The significance of simply playing Marshall football again overshadowed any importance in the games themselves, a unique situation for a competitor as fiery as Mike.
“We didn’t really care if we won or lost,” he said. “When we won the first game afterwards there was a surge of emotion. But just to be able to compete was emotional and no one was worrying about the outcome.”
The film, which stars Matthew McConaughey (Failure to Launch, Two for the Money) and Matthew Fox (Lost) is an emotional mixed bag for the D'Antoni brothers. While it is painful to relive the tragic event that had such a great impact on their lives so many years ago, they are pleased that it paints the university and community in a positive light under dire conditions.
“I don’t think you could ever recreate it exactly the way it was, but it was a good story to be told,” Mike said. “A lot of new generations didn’t even know that it did happen and I was just hoping they’d do a great job with the town and the school because it was a great school and was great for me.
“I understand they did a good job of showing the community.

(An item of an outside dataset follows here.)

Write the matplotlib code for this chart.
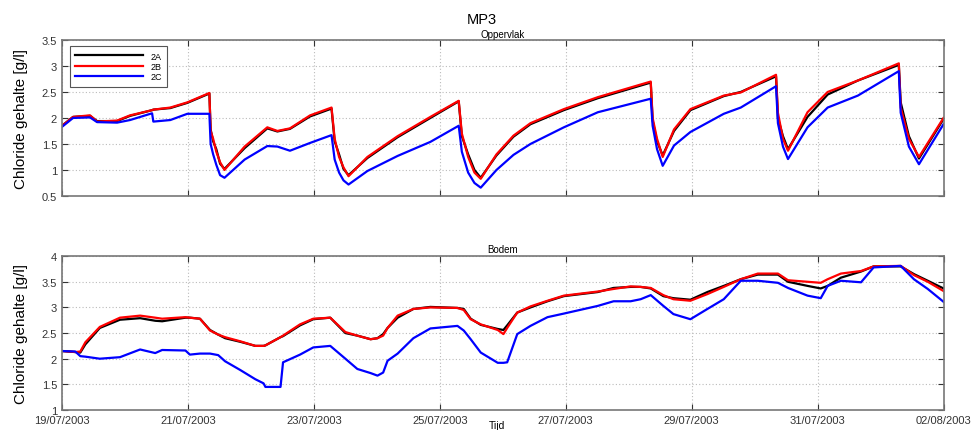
import matplotlib
matplotlib.use("Agg")
import matplotlib.pyplot as plt
import matplotlib.dates as mdates
import numpy as np
import pandas as pd

plt.rcParams['font.family'] = ['Liberation Sans', 'DejaVu Sans']

# ---- Oppervlak (surface) : days since 19/07/2003 00:00 ----
top_days = [0.00, 0.175, 0.445, 0.556, 0.874, 1.08, 1.43, 1.45, 1.72, 1.99,
            2.34, 2.36, 2.40, 2.45, 2.51, 2.58, 2.90, 3.26, 3.42, 3.62, 3.94,
            4.28, 4.33, 4.40, 4.47, 4.55, 4.85, 5.33, 5.85,
            6.30, 6.35, 6.45, 6.55, 6.65, 6.90, 7.17, 7.44, 7.97, 8.51,
            9.35, 9.38, 9.45, 9.54, 9.72, 9.98, 10.51, 10.78,
            11.34, 11.37, 11.45, 11.53, 11.84, 12.16, 12.64,
            13.29, 13.32, 13.45, 13.61, 14.00]
top_2a = [1.85, 2.02, 2.04, 1.94, 1.94, 2.04, 2.15, 2.16, 2.19, 2.29,
          2.47, 1.78, 1.55, 1.40, 1.12, 1.02, 1.42, 1.80, 1.74, 1.79, 2.03,
          2.18, 1.55, 1.30, 1.02, 0.90, 1.23, 1.63, 2.00,
          2.32, 1.65, 1.30, 1.00, 0.85, 1.28, 1.64, 1.88, 2.15, 2.38,
          2.68, 1.95, 1.55, 1.28, 1.75, 2.15, 2.42, 2.50,
          2.80, 2.00, 1.65, 1.40, 2.02, 2.45, 2.72,
          3.02, 2.30, 1.65, 1.22, 1.98]
top_2b = [1.85, 2.02, 2.05, 1.93, 1.95, 2.05, 2.15, 2.16, 2.20, 2.30,
          2.48, 1.75, 1.60, 1.35, 1.15, 1.00, 1.45, 1.82, 1.75, 1.80, 2.05,
          2.20, 1.60, 1.25, 1.05, 0.88, 1.25, 1.65, 2.02,
          2.33, 1.70, 1.25, 0.95, 0.83, 1.30, 1.66, 1.90, 2.17, 2.40,
          2.70, 2.00, 1.60, 1.25, 1.78, 2.17, 2.43, 2.49,
          2.83, 2.10, 1.60, 1.37, 2.11, 2.50, 2.72,
          3.05, 2.20, 1.60, 1.25, 2.00]
top_2c = [1.83, 2.00, 2.01, 1.92, 1.91, 1.96, 2.09, 1.93, 1.96, 2.08,
          2.08, 1.50, 1.30, 1.10, 0.90, 0.85, 1.20, 1.46, 1.45, 1.37, 1.52,
          1.67, 1.20, 0.95, 0.80, 0.72, 0.98, 1.27, 1.54,
          1.85, 1.35, 0.95, 0.75, 0.66, 1.00, 1.29, 1.50, 1.82, 2.11,
          2.37, 1.85, 1.40, 1.08, 1.47, 1.73, 2.08, 2.20,
          2.61, 1.90, 1.45, 1.21, 1.82, 2.20, 2.43,
          2.90, 2.10, 1.45, 1.11, 1.88]

# ---- Bodem (bottom) ----
bot_days = [0.00, 0.21, 0.29, 0.37, 0.60, 0.92, 1.24, 1.48, 1.59, 1.96,
            2.03, 2.19, 2.35, 2.48, 2.59, 2.83, 3.07, 3.20, 3.23, 3.47,
            3.51, 3.78, 3.99, 4.26, 4.50, 4.69, 4.90, 5.01, 5.10, 5.17,
            5.33, 5.58, 5.85, 6.28, 6.38, 6.49, 6.65, 6.92, 7.01, 7.07,
            7.23, 7.44, 7.71, 7.97, 8.51, 8.76, 9.03, 9.19, 9.35, 9.55,
            9.71, 9.98, 10.25, 10.51, 10.78, 11.05, 11.37, 11.53, 11.84, 12.05,
            12.16, 12.37, 12.69, 12.89, 13.32, 13.53, 13.75, 14.00]
bot_2a = [2.15, 2.13, 2.12, 2.28, 2.60, 2.76, 2.79, 2.74, 2.73, 2.80,
          2.80, 2.78, 2.56, 2.47, 2.40, 2.33, 2.25, 2.25, 2.26, 2.42,
          2.44, 2.65, 2.77, 2.80, 2.50, 2.45, 2.38, 2.40, 2.48, 2.60,
          2.80, 2.97, 3.01, 2.99, 2.97, 2.78, 2.66, 2.58, 2.56, 2.65,
          2.90, 3.00, 3.12, 3.22, 3.30, 3.38, 3.40, 3.40, 3.37, 3.22,
          3.18, 3.15, 3.30, 3.42, 3.55, 3.64, 3.64, 3.50, 3.42, 3.37,
          3.42, 3.58, 3.70, 3.80, 3.80, 3.65, 3.52, 3.37]
bot_2b = [2.15, 2.13, 2.14, 2.32, 2.62, 2.80, 2.84, 2.80, 2.78, 2.81,
          2.80, 2.78, 2.55, 2.47, 2.42, 2.34, 2.25, 2.25, 2.26, 2.42,
          2.45, 2.67, 2.78, 2.80, 2.52, 2.45, 2.38, 2.40, 2.45, 2.60,
          2.84, 2.97, 3.00, 2.99, 2.95, 2.77, 2.67, 2.56, 2.48, 2.60,
          2.90, 3.02, 3.13, 3.23, 3.31, 3.36, 3.41, 3.40, 3.38, 3.24,
          3.16, 3.13, 3.26, 3.40, 3.55, 3.66, 3.66, 3.53, 3.50, 3.48,
          3.55, 3.66, 3.71, 3.80, 3.81, 3.63, 3.50, 3.32]
bot_2c = [2.15, 2.14, 2.05, 2.04, 2.00, 2.03, 2.18, 2.11, 2.17, 2.16,
          2.08, 2.10, 2.10, 2.07, 1.95, 1.78, 1.60, 1.52, 1.45, 1.45,
          1.93, 2.08, 2.22, 2.25, 2.00, 1.80, 1.72, 1.67, 1.73, 1.96,
          2.10, 2.40, 2.59, 2.64, 2.55, 2.38, 2.12, 1.92, 1.92, 1.93,
          2.48, 2.64, 2.81, 2.88, 3.03, 3.12, 3.12, 3.16, 3.24, 3.03,
          2.87, 2.77, 2.97, 3.16, 3.52, 3.52, 3.48, 3.38, 3.23, 3.18,
          3.42, 3.52, 3.49, 3.78, 3.81, 3.55, 3.36, 3.11]

series_names = ["2A", "2B", "2C"]
series_colors = ["black", "#ff0000", "#0000ff"]

start = pd.Timestamp("2003-07-19")
end = pd.Timestamp("2003-08-02")


def to_time(days):
    return start + pd.to_timedelta(np.asarray(days), unit="D")


fig = plt.figure(figsize=(9.74, 4.31), dpi=100)
ax_top = fig.add_axes([0.0637, 0.543, 0.905, 0.362])
ax_bot = fig.add_axes([0.0637, 0.0464, 0.905, 0.357])

tick_color = "#333333"
spine_color = "#777777"


def style(ax, ylim, yticks, yticklabels):
    ax.set_xlim(start, end)
    ax.set_ylim(*ylim)
    ax.set_yticks(yticks)
    ax.set_yticklabels(yticklabels)
    ax.xaxis.set_major_locator(mdates.DayLocator(interval=2))
    ax.xaxis.set_major_formatter(mdates.DateFormatter("%d/%m/%Y"))
    ax.grid(True, linestyle=(0, (1, 2)), color="#bbbbbb", linewidth=0.8)
    ax.tick_params(direction="in", top=True, right=True, length=4,
                   labelsize=8, colors=tick_color, width=0.8)
    for s in ax.spines.values():
        s.set_color(spine_color)
        s.set_linewidth(1.2)
    ax.set_ylabel("Chloride gehalte [g/l]", fontsize=11, color="black",
                  labelpad=10)


top_data = [top_2a, top_2b, top_2c]
bot_data = [bot_2a, bot_2b, bot_2c]

t_top = to_time(top_days)
t_bot = to_time(bot_days)
for name, col, vals in zip(series_names, series_colors, top_data):
    ax_top.plot(t_top, vals, color=col, linewidth=1.6, label=name)
for name, col, vals in zip(series_names, series_colors, bot_data):
    ax_bot.plot(t_bot, vals, color=col, linewidth=1.6, label=name)

style(ax_top, (0.5, 3.5), [0.5, 1, 1.5, 2, 2.5, 3, 3.5],
      ["0.5", "1", "1.5", "2", "2.5", "3", "3.5"])
ax_top.tick_params(labelbottom=False)
style(ax_bot, (1, 4), [1, 1.5, 2, 2.5, 3, 3.5, 4],
      ["1", "1.5", "2", "2.5", "3", "3.5", "4"])

ax_top.set_title("Oppervlak", fontsize=7, pad=2)
ax_bot.set_title("Bodem", fontsize=7, pad=3)
fig.text(0.51, 0.001, "Tijd", ha="center", va="bottom", fontsize=7.5)
fig.text(0.495, 0.953, "MP3", ha="center", va="center", fontsize=10.5)

leg = ax_top.legend(loc="upper left", bbox_to_anchor=(0.009, 0.96),
                    borderaxespad=0,
                    fontsize=6.5, handlelength=7.5, handletextpad=0.8,
                    labelspacing=0.15, borderpad=0.6, fancybox=False,
                    framealpha=1, edgecolor="#555555")
leg.get_frame().set_linewidth(0.8)

fig.savefig("out.png", dpi=100)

I’ll see it somehow. I don’t know if I’ll go out to a theatre to see it, but I’ll see it.”
Dan was relieved to hear the film would revolve around those who mourned together, rather than the gruesome story of those lost in the crash.
“I thought they were going to do it on the crash itself and I wasn’t really happy,” he said. “But then I heard that was a small part of it. I’m not going to see it, but from what people tell me, it’s very uplifting at the end and makes you feel good.”
In a business where air travel is a regular occurrence, it would be almost impossible to have never thought of that horrific crash that wiped out the Marshall football team and decimated the community so tied to it.
“You do, but you don’t,” Mike said. “I remember the first time the basketball team flew off after the crash, it was pretty emotional and we had guys who were pretty scared.
“The crash did touch our lives, but it really affected other people more. I didn’t lose any family members, but so many other people were devastated by the whole thing. In a certain sense, we were lucky. Somebody said 65 kids lost one or both parents. For a small community, that’s pretty devastating.”